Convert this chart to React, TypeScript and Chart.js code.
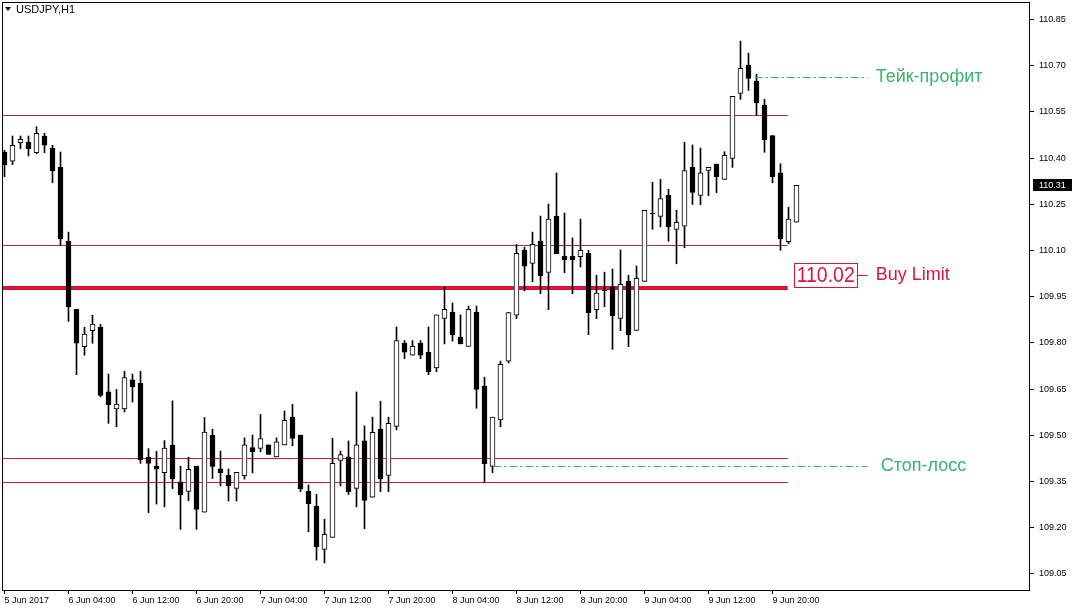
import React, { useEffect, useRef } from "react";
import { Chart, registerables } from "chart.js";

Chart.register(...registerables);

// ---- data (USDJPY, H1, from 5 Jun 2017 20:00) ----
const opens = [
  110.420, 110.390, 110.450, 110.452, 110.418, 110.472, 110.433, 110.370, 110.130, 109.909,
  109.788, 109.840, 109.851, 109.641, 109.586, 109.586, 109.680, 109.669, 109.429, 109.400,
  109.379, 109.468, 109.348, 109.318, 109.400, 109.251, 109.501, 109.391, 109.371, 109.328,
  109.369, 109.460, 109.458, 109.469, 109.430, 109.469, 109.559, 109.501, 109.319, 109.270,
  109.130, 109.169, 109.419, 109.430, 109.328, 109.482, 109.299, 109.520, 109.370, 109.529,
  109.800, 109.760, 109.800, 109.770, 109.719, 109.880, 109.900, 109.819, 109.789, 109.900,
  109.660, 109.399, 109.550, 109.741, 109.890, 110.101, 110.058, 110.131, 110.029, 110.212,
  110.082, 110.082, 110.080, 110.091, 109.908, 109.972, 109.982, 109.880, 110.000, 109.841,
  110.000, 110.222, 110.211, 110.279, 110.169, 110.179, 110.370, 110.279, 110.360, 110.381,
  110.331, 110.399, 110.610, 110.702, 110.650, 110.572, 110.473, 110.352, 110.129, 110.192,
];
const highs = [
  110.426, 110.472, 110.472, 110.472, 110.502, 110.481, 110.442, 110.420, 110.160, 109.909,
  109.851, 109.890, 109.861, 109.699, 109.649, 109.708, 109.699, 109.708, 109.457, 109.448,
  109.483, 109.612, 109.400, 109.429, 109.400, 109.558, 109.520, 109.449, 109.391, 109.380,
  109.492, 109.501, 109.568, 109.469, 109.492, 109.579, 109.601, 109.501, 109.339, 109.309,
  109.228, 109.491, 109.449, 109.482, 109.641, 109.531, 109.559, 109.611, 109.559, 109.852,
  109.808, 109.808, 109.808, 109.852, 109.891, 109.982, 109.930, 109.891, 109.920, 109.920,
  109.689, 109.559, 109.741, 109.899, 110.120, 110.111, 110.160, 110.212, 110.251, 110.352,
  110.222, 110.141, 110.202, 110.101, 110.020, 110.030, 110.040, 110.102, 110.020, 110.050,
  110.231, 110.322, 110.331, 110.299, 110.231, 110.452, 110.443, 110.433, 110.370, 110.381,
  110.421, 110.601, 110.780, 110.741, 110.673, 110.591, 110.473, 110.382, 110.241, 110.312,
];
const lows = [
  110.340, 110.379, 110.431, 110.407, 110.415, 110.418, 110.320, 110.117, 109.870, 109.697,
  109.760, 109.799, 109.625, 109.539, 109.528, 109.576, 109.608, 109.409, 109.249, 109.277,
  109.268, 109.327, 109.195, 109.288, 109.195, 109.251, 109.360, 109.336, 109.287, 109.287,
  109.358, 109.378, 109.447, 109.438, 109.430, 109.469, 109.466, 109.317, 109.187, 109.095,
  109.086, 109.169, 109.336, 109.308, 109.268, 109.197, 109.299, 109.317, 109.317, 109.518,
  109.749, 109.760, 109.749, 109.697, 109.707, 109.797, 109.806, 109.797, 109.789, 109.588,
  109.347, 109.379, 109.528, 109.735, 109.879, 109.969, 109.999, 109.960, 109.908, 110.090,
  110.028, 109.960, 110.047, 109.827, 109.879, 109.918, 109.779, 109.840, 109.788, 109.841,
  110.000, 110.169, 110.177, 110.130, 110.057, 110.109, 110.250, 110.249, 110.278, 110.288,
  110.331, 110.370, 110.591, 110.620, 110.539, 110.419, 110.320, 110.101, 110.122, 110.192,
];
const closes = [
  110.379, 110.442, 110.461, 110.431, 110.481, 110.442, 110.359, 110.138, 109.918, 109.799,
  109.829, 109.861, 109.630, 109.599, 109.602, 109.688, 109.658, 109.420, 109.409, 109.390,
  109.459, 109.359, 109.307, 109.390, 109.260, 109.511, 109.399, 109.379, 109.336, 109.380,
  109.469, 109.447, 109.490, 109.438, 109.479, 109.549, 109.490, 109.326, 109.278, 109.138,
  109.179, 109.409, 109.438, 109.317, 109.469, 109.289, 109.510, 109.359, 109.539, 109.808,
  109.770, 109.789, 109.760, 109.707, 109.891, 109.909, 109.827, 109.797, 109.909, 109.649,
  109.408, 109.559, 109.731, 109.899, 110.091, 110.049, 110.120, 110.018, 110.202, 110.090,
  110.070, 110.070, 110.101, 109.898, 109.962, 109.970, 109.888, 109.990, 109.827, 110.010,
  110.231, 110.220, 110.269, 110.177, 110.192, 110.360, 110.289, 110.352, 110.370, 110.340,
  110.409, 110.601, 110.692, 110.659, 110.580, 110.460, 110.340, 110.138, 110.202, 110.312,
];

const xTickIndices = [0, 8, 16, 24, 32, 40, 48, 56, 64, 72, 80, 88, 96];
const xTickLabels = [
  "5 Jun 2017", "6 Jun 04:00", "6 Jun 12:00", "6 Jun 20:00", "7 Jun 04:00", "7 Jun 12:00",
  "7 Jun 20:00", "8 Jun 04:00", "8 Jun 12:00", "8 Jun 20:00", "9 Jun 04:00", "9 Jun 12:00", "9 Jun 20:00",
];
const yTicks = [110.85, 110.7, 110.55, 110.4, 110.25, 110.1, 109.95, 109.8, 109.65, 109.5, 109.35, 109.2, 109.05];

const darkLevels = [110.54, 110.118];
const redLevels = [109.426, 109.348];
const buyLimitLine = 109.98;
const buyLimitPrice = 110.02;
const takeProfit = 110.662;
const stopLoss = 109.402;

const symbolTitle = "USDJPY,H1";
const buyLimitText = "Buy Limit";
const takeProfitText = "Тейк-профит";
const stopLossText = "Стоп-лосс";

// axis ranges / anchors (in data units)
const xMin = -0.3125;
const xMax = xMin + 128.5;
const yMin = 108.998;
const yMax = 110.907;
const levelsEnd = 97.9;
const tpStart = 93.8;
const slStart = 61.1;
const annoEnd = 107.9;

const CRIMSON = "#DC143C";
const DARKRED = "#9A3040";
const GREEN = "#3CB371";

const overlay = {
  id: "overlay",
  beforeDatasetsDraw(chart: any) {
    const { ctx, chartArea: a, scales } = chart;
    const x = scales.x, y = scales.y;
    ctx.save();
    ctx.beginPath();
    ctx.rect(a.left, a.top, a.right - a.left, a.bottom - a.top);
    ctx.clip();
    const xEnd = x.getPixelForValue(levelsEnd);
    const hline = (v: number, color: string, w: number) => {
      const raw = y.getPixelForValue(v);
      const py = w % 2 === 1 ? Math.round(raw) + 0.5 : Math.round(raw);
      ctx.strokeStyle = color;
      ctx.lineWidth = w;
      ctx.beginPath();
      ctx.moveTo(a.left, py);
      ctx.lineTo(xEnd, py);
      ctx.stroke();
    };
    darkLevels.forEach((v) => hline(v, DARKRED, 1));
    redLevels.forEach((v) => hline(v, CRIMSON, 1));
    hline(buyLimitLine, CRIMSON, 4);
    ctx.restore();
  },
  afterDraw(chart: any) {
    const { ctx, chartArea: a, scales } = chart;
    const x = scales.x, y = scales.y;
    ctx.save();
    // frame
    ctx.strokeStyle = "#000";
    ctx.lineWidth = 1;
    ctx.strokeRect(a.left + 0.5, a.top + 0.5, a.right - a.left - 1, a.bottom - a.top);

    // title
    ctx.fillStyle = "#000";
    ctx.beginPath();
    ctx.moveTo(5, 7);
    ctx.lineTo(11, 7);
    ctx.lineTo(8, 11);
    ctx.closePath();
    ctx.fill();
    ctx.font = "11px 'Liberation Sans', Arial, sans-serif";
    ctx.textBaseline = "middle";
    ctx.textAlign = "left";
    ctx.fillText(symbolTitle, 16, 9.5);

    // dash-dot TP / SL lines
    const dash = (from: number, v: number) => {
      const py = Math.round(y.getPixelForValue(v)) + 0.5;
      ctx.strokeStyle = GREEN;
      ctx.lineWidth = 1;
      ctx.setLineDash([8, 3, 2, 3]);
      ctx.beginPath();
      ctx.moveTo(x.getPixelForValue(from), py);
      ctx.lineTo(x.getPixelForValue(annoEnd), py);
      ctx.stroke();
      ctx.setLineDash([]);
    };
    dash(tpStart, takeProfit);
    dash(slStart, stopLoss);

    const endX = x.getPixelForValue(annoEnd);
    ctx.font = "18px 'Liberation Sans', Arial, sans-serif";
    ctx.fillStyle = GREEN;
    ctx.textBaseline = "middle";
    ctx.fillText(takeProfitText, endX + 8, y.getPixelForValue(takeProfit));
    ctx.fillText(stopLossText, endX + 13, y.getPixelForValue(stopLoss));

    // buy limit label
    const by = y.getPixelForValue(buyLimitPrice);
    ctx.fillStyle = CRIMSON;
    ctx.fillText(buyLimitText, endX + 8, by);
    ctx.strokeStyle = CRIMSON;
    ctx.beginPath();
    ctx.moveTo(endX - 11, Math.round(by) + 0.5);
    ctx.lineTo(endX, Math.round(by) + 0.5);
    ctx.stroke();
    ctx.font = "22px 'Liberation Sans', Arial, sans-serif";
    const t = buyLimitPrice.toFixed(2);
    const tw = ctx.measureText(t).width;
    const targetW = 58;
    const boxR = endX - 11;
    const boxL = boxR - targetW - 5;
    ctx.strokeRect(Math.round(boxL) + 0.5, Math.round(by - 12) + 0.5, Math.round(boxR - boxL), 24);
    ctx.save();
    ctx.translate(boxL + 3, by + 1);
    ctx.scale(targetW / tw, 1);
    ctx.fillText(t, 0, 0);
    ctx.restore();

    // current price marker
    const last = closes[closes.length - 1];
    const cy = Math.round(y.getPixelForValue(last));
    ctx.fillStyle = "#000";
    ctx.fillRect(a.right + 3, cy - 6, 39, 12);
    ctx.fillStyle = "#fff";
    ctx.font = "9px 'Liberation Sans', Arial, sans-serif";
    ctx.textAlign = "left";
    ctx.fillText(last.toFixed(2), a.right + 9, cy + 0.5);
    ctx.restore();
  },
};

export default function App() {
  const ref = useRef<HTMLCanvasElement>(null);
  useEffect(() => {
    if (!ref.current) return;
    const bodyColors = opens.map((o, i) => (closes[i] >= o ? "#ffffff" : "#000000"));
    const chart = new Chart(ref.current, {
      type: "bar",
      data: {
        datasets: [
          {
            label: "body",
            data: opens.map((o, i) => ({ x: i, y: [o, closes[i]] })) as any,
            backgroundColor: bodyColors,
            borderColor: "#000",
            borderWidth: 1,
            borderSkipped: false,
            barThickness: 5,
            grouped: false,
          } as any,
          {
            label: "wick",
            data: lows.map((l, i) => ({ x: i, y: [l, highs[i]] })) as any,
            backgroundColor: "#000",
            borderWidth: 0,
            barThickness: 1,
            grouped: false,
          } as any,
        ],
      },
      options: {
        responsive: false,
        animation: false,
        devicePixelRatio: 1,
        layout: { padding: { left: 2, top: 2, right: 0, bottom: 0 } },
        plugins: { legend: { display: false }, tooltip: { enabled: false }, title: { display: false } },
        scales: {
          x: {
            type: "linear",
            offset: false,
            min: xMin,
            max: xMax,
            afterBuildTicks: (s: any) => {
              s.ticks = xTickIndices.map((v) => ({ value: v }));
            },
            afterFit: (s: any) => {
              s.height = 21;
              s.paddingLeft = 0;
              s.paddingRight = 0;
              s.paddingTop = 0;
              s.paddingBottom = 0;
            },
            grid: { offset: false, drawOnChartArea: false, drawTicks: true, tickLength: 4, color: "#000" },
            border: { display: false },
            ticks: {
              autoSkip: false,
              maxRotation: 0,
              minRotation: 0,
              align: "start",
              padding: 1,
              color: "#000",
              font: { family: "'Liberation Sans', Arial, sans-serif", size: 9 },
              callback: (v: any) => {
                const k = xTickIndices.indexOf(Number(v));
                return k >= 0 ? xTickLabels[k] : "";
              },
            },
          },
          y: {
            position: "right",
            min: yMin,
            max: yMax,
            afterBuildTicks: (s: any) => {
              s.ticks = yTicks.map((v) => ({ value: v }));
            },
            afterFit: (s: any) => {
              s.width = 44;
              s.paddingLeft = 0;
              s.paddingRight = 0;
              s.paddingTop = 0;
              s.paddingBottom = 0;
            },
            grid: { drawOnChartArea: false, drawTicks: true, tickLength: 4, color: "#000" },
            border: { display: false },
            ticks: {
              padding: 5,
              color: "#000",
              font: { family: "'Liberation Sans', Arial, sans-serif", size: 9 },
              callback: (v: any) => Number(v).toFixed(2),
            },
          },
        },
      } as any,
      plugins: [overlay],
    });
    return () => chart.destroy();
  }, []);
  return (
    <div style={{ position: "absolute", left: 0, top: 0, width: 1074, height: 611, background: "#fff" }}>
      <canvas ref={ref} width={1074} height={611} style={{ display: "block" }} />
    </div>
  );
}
#####
For each line in the data above that contains the string "React", extract the line.

Answer to the problem:
Convert this chart to React, TypeScript and Chart.js code.
import React, { useEffect, useRef } from "react";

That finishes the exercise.